D’ailleurs, l’Insee avait fait parler de lui, il y a quelques années avec son sondage à grande échelle statuant que ceux qui vivent en couple avaient plus de chances de vivre plus longtemps que les autres. Le taux de mortalité s’en trouvait réduit au tiers par rapport aux personnes vivant seules. (« Les personnes en couple vivent plus longtemps », Insee, août 2007)

Le fait de vivre en couple est incontestablement salutaire pour l’être humain, mais est-ce seulement pour ces raisons là que la Torah en a fait son apparat ?

Il semblerait qu’il y ait quelque chose de plus profond qui se cache derrière tout cela.

Une Torah de vie qui demande à passer du potentiel au réel

Le Gaon de Vilna écrit dans Even Chéléma (chap.1 alinéa 1-2) : « Le principal objectif de l’homme sur terre est d’améliorer son caractère, sinon pourquoi serait-il sur terre ?! » On pourrait ainsi majorer les propos du Sage et envisager que c’est précisément dans ce but là que D.ieu lui transmis Sa Torah. Et maintenant, tout s’assemble harmonieusement.

Si le but suprême de l’existence est bel et bien de parfaire son caractère grâce à l’Écriture divine, quelle serait le lieu de prédilection pour exécuter cette science ? Il s’agit évidemment du couple, voilà pourquoi le Talmud dit qu’un homme célibataire ne saurait véritablement accéder à l’essence de la Torah.

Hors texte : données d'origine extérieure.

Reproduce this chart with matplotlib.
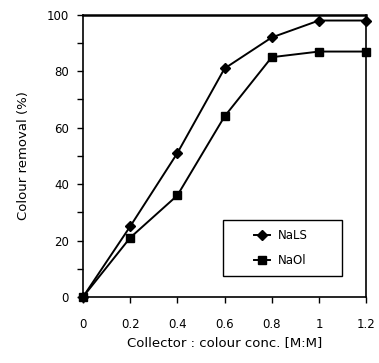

Le couple est un lieu de concession, de recherche d’harmonie et de respect de l’autre dans toute sa différence. Enfin, le mariage est le seul véritable lieu où peuvent réellement s’exprimer les enseignements de la Torah afin de les intégrer à son moi intérieur. Ainsi, le mariage est la dernière instance de la société garantissant à l’homme un coin dans lequel il peut construire sa personnalité de façon sereine.